When POAs Are Part of a Reverse Transaction
Although the common law automatically imposes a fiduciary duty on every agent, most power of attorney documents do not explicitly specify this duty in the document. Agents can sometimes be unaware that they may not use the principal’s money or property for their own benefit. In a reverse mortgage transaction, this means that the agent is not permitted to use loan proceeds to benefit his or herself. Reverse mortgage professionals can reduce the risk that an agent will abuse a power of attorney by explaining and educating the agent about his or her responsibilities and limitations as power of attorney. An agent who knows the rules is more apt to play by them.

When it becomes clear that a power of attorney will be used in a reverse mortgage transaction, there should be a discussion with the agent about the duty owed to the principal, a review of the power of attorney document, and written instructions provided to the agent explaining his or her responsibilities, powers and limitations. This discussion should be confirmed in a letter to the agent summarizing the conversation. If the power of attorney identifies an alternate or successor agent, a copy of the letter can also be sent to this individual to give notice that the power of attorney will be used for a reverse mortgage transaction on behalf of the principal.

The loan file should contain notes documenting the purpose of the reverse mortgage transaction and detailing exactly what the loan proceeds will be used for. The file should clearly indicate that the purpose of the loan is to benefit the borrower and that the loan proceeds will only be used for this purpose. Often, the agent will be a family member who lives with or cares for the senior borrower; take caution to explicitly state that the loan proceeds cannot be used for the agent’s benefit despite this arrangement.

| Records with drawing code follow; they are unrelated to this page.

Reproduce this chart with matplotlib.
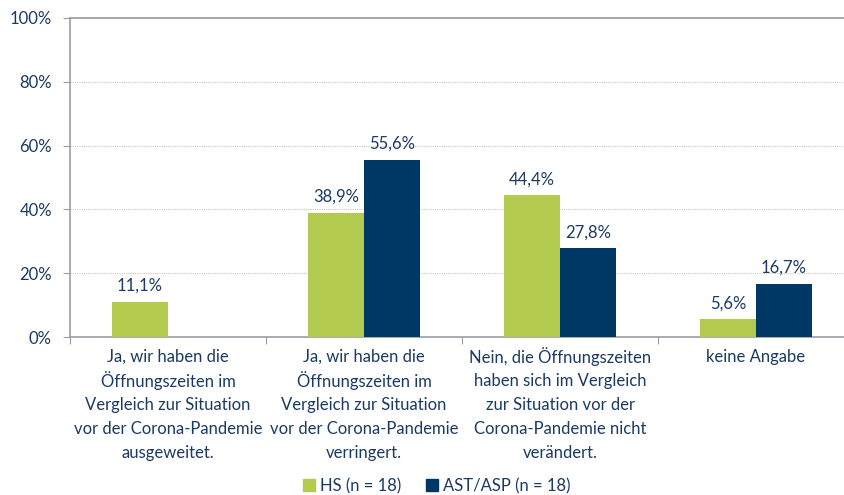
import numpy as np
import matplotlib
matplotlib.use('Agg')
import matplotlib.pyplot as plt
from matplotlib.patches import Patch

categories = [
    'Ja, wir haben die\nÖffnungszeiten im\nVergleich zur Situation\nvor der Corona-Pandemie\nausgeweitet.',
    'Ja, wir haben die\nÖffnungszeiten im\nVergleich zur Situation\nvor der Corona-Pandemie\nverringert.',
    'Nein, die Öffnungszeiten\nhaben sich im Vergleich\nzur Situation vor der\nCorona-Pandemie nicht\nverändert.',
    'keine Angabe',
]
hs = [11.1, 38.9, 44.4, 5.6]
ast = [0, 55.6, 27.8, 16.7]
series_names = ['HS (n = 18)', 'AST/ASP (n = 18)']
yticks = [0, 20, 40, 60, 80, 100]

GREEN = '#b2cb4e'
NAVY = '#003865'
TEXT = '#1b3a63'
GRAY = '#9a9ca8'
FS = 12

plt.rcParams['font.family'] = ['Lato', 'DejaVu Sans']

fig = plt.figure(figsize=(8.44, 4.95), dpi=100)
W, H = 844, 495
ax = fig.add_axes([70 / W, (H - 337) / H, (854 - 70) / W, (337 - 18) / H])

x = np.arange(len(categories))
w = 56 / 196
ax.bar(x - w / 2, hs, w, color=GREEN, zorder=3)
ax.bar(x + w / 2, ast, w, color=NAVY, zorder=3)

for xs, vals in [(x - w / 2, hs), (x + w / 2, ast)]:
    for xi, v in zip(xs, vals):
        if v > 0:
            ax.text(xi, v + 2.5, f'{v:.1f}%'.replace('.', ','), ha='center', va='bottom',
                    fontsize=FS, color=TEXT)

ax.set_xlim(-0.5, len(categories) - 0.5)
ax.set_ylim(0, 100)
ax.set_yticks(yticks)
ax.set_yticklabels([f'{t}%' for t in yticks], fontsize=FS, color=TEXT)
ax.yaxis.grid(True, color='#c8c8c0', linestyle=(0, (1, 1)), linewidth=0.8, zorder=0)

ax.set_xticks(np.arange(len(categories) + 1) - 0.5)
ax.set_xticklabels([])
ax.tick_params(axis='x', length=5, color=GRAY, direction='out')
ax.tick_params(axis='y', length=5, color=GRAY, pad=8)

# category labels, one line at a time for even spacing
for xi, lab in zip(x, categories):
    for k, line in enumerate(lab.split('\n')):
        fig.text((70 + 196 * (xi + 0.5)) / W, 1 - (357 + 24 * k) / H, line,
                 ha='center', va='center', fontsize=FS, color=TEXT)

for s in ['left', 'bottom', 'top']:
    ax.spines[s].set_color(GRAY)
    ax.spines[s].set_linewidth(1.2)
ax.spines['right'].set_visible(False)

handles = [Patch(color=GREEN), Patch(color=NAVY)]
fig.legend(handles, series_names, loc='center', bbox_to_anchor=(437 / W, 1 - 486 / H),
           ncol=2, frameon=False, fontsize=FS, handlelength=0.7, handleheight=0.7,
           handletextpad=0.3, columnspacing=1.5, labelcolor=TEXT)

fig.savefig('out.png', dpi=100)
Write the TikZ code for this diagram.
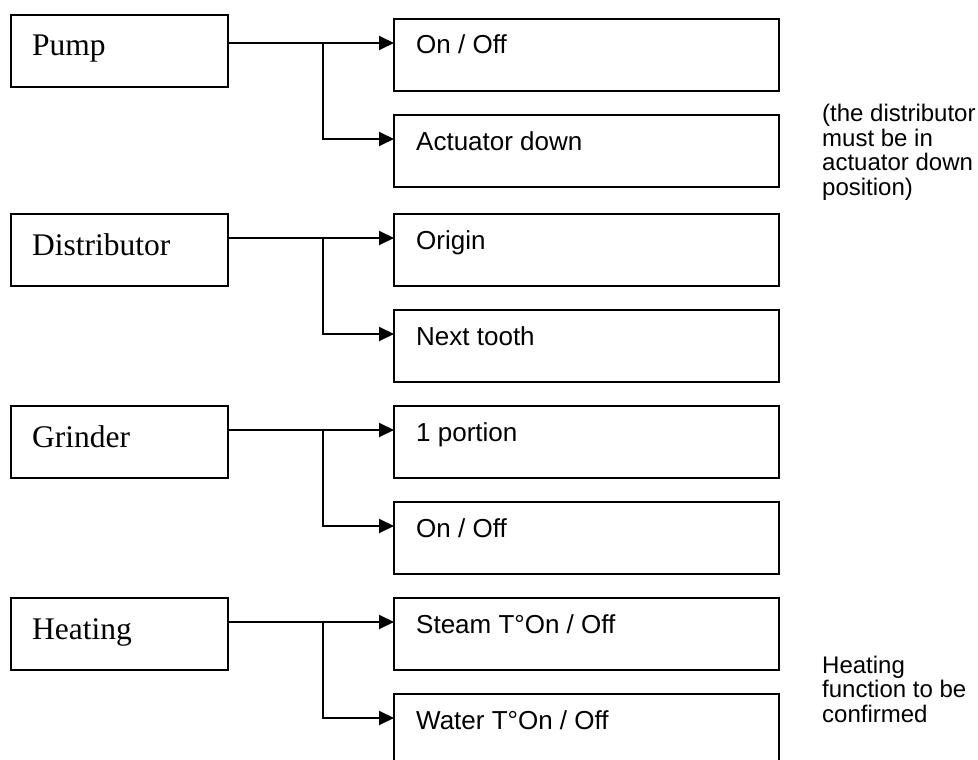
\documentclass[tikz,border=0pt]{standalone}
\usepackage{fontspec}
\setmainfont{Liberation Serif}
\newfontfamily\sansfont{Liberation Sans}
\usetikzlibrary{arrows.meta}

\begin{document}
\begin{tikzpicture}[x=1pt,y=-1pt,
  unit/.style={draw, line width=1.9pt, minimum width=217pt, minimum height=72pt,
    anchor=north west, inner sep=0pt, outer sep=0pt},
  action/.style={draw, line width=1.9pt, minimum width=385pt, minimum height=72pt,
    anchor=north west, inner sep=0pt, outer sep=0pt},
  unitlabel/.style={anchor=base west, inner sep=0pt, font=\fontsize{31.5}{36}\selectfont},
  actionlabel/.style={anchor=base west, inner sep=0pt, font=\sansfont\fontsize{26}{30}\selectfont},
  note/.style={anchor=base west, inner sep=0pt, align=left, font=\sansfont\fontsize{24}{24.5}\selectfont},
  link/.style={line width=1.9pt},
  arrowlink/.style={link, -{Triangle[length=15pt,width=14pt]}}
]
\useasboundingbox (0,0) rectangle (978,760);
\clip (0,0) rectangle (978,760);

% ---- unit boxes (left column)
\node[unit] (pump)   at (11,15)  {};
\node[unit] (distr)  at (11,214) {};
\node[unit] (grind)  at (11,406) {};
\node[unit] (heat)   at (11,598) {};

\node[unitlabel] (pumpT)  at ([xshift=21pt,yshift=-41pt]pump.north west)  {Pump};
\node[unitlabel] (distrT) at ([xshift=21pt,yshift=-41pt]distr.north west) {Distributor};
\node[unitlabel] (grindT) at ([xshift=21pt,yshift=-41pt]grind.north west) {Grinder};
\node[unitlabel] (heatT)  at ([xshift=21pt,yshift=-41pt]heat.north west)  {Heating};

% ---- action boxes (right column)
\node[action] (pumpOn)    at (394,19)  {};
\node[action] (pumpAct)   at (394,115) {};
\node[action] (distrOrig) at (394,214) {};
\node[action] (distrNext) at (394,310) {};
\node[action] (grindPort) at (394,406) {};
\node[action] (grindOn)   at (394,502) {};
\node[action] (heatSteam) at (394,598) {};
\node[action] (heatWater) at (394,694) {};

\node[actionlabel] (pumpOnT)    at ([xshift=22pt,yshift=-35pt]pumpOn.north west)    {On / Off};
\node[actionlabel] (pumpActT)   at ([xshift=22pt,yshift=-35pt]pumpAct.north west)   {Actuator down};
\node[actionlabel] (distrOrigT) at ([xshift=22pt,yshift=-35pt]distrOrig.north west) {Origin};
\node[actionlabel] (distrNextT) at ([xshift=22pt,yshift=-35pt]distrNext.north west) {Next tooth};
\node[actionlabel] (grindPortT) at ([xshift=22pt,yshift=-35pt]grindPort.north west) {1 portion};
\node[actionlabel] (grindOnT)   at ([xshift=22pt,yshift=-35pt]grindOn.north west)   {On / Off};
\node[actionlabel] (heatSteamT) at ([xshift=22pt,yshift=-35pt]heatSteam.north west) {Steam T°On / Off};
\node[actionlabel] (heatWaterT) at ([xshift=22pt,yshift=-35pt]heatWater.north west) {Water T°On / Off};

% ---- side notes (anchored on the baseline of their last line)
\node[note] (noteDistr) at (822,195) {(the distributor\\must be in\\actuator down\\position)};
\node[note] (noteHeat)  at (822,722) {Heating\\function to be\\confirmed};

% ---- connectors: unit -> first action, branch -> second action
\foreach \u/\a/\b in {pump/pumpOn/pumpAct, distr/distrOrig/distrNext,
                      grind/grindPort/grindOn, heat/heatSteam/heatWater} {
  \coordinate (\u-in1) at ([yshift=-24pt]\a.north west);
  \coordinate (\u-in2) at ([yshift=-24pt]\b.north west);
  \coordinate (\u-fork) at ([xshift=95pt]\u.east |- \u-in1);
  \draw[arrowlink] (\u.east |- \u-in1) -- (\u-in1);
  \draw[arrowlink] (\u-fork) |- (\u-in2);
}
\end{tikzpicture}
\end{document}
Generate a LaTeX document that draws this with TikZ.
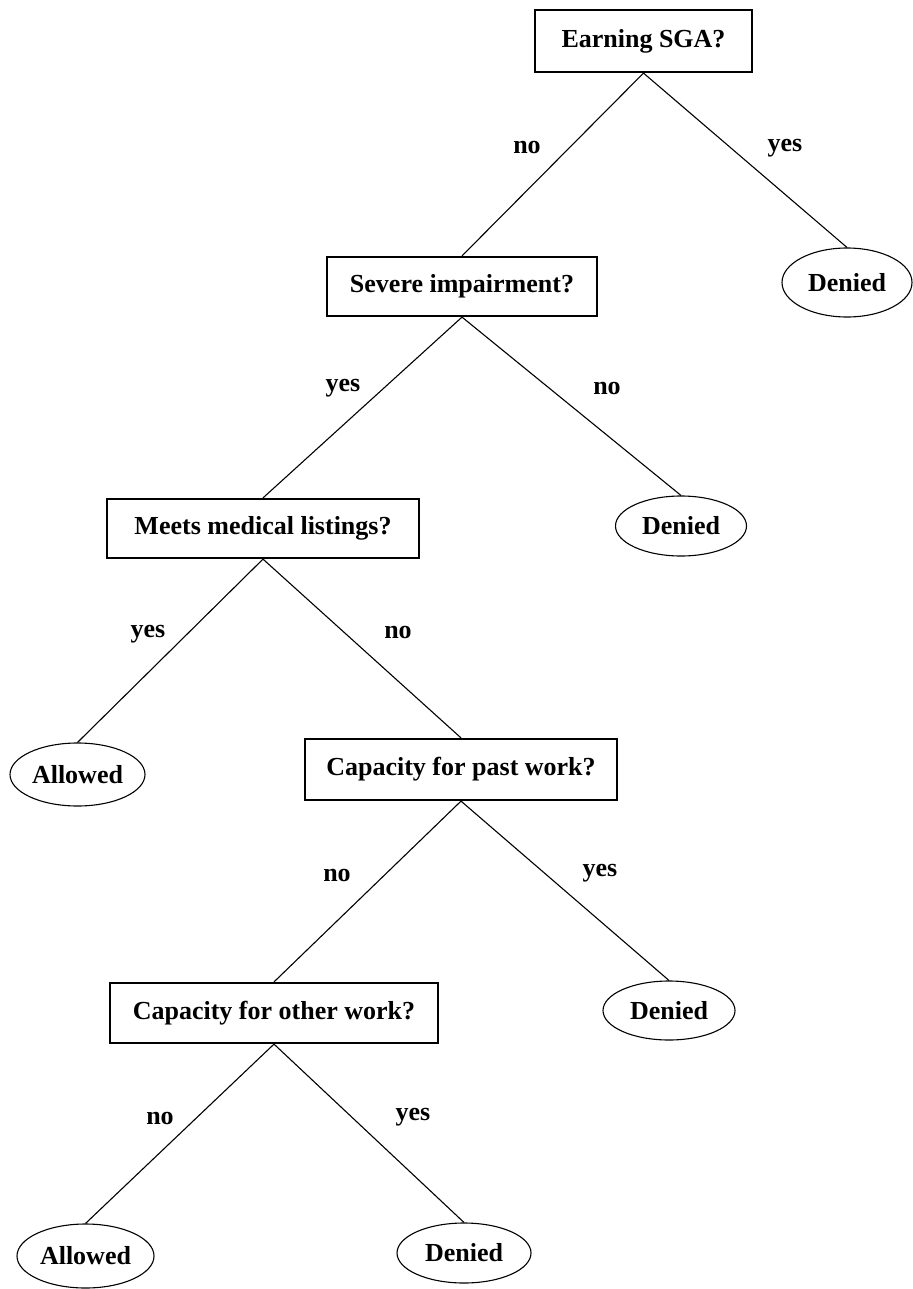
\documentclass[tikz,border=0pt]{standalone}
\usepackage{fontspec}
\setmainfont{Liberation Serif}
\usetikzlibrary{shapes.geometric}
\begin{document}
\begin{tikzpicture}[x=1pt,y=-1pt,
  txt/.style={font=\fontsize{26}{30}\selectfont\bfseries},
  qbox/.style={txt, draw, line width=2.2pt, rectangle, inner sep=0pt},
  leaf/.style={txt, draw, line width=1.1pt, ellipse, inner sep=0pt},
  lbl/.style={txt, inner sep=0pt},
  conn/.style={line width=1.1pt}]
\useasboundingbox (0,0) rectangle (912,1289);
% questions
\node[qbox, minimum width=217pt, minimum height=62pt] (q1) at (643.5,41) {Earning SGA?};
\node[qbox, minimum width=270pt, minimum height=59pt] (q2) at (462,286.5) {Severe impairment?};
\node[qbox, minimum width=312pt, minimum height=59pt] (q3) at (263,528.5) {Meets medical listings?};
\node[qbox, minimum width=312pt, minimum height=61pt] (q4) at (461,769.5) {Capacity for past work?};
\node[qbox, minimum width=328pt, minimum height=60pt] (q5) at (274,1013) {Capacity for other work?};
% leaves
\node[leaf, minimum width=130pt, minimum height=69pt] (d1) at (847,282.5) {Denied};
\node[leaf, minimum width=131pt, minimum height=60pt] (d2) at (681,526) {Denied};
\node[leaf, minimum width=135pt, minimum height=63pt] (a1) at (77.5,774.5) {Allowed};
\node[leaf, minimum width=132pt, minimum height=59pt] (d3) at (669,1010.5) {Denied};
\node[leaf, minimum width=137pt, minimum height=64pt] (a2) at (85.5,1256) {Allowed};
\node[leaf, minimum width=134pt, minimum height=60pt] (d4) at (464,1253) {Denied};
% connectors
\draw[conn] (q1.south) -- (q2.north);
\draw[conn] (q1.south) -- (d1.north);
\draw[conn] (q2.south) -- (q3.north);
\draw[conn] (q2.south) -- (d2.north);
\draw[conn] (q3.south) -- (a1.north);
\draw[conn] (q3.south) -- (q4.north);
\draw[conn] (q4.south) -- (q5.north);
\draw[conn] (q4.south) -- (d3.north);
\draw[conn] (q5.south) -- (a2.north);
\draw[conn] (q5.south) -- (d4.north);
% labels
\node[lbl] (l1) at (527,148) {no};
\node[lbl] (l2) at (785,148) {yes};
\node[lbl] (l3) at (343,388) {yes};
\node[lbl] (l4) at (607,388) {no};
\node[lbl] (l5) at (148,634) {yes};
\node[lbl] (l6) at (398,632) {no};
\node[lbl] (l7) at (337,875) {no};
\node[lbl] (l8) at (600,873) {yes};
\node[lbl] (l9) at (160,1118) {no};
\node[lbl] (l10) at (413,1117) {yes};
\end{tikzpicture}
\end{document}
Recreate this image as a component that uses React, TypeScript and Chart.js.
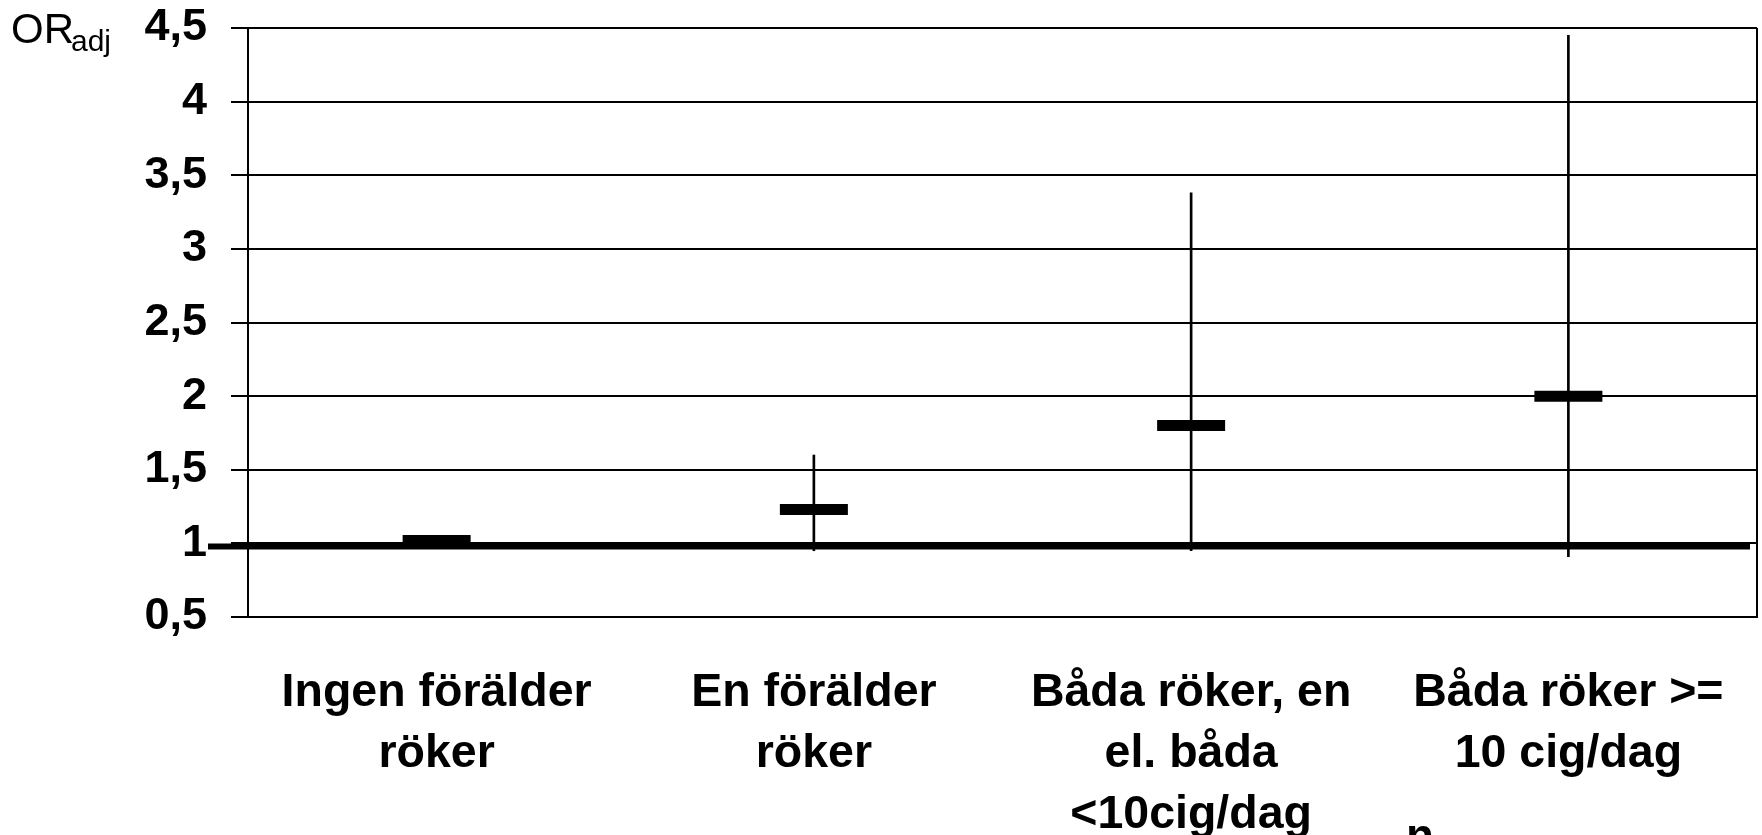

Steps such as these help reverse mortgage professionals create both documentary and testimonial evidence that can be used if there is a criminal or civil proceeding to demonstrate that the agent knew his or her conduct was unauthorized. If the agent commits abuse, the testimony about the power of attorney discussion and a copy of the confirming letter and related documents will be compelling evidence against the agent in any civil or criminal case. Moreover, this type of evidence will help protect the reverse mortgage professional from allegations that he or she had notice that the agent would misappropriate the funds or that the agent would breach the fiduciary duty and defraud the senior borrower.

Reverse mortgage professionals provide senior clients with the ability to tap into their home equity through a HECM. In some situations, it is necessary to complete the transaction through a power of attorney because of the client’s failing health. By understanding the risks involved in using a power of attorney and by taking appropriate action, reverse mortgage professionals can help prevent the financial abuse of their elderly clients, assist in the civil or criminal prosecutions of the abusers, and help insulate themselves and their companies from potential liability.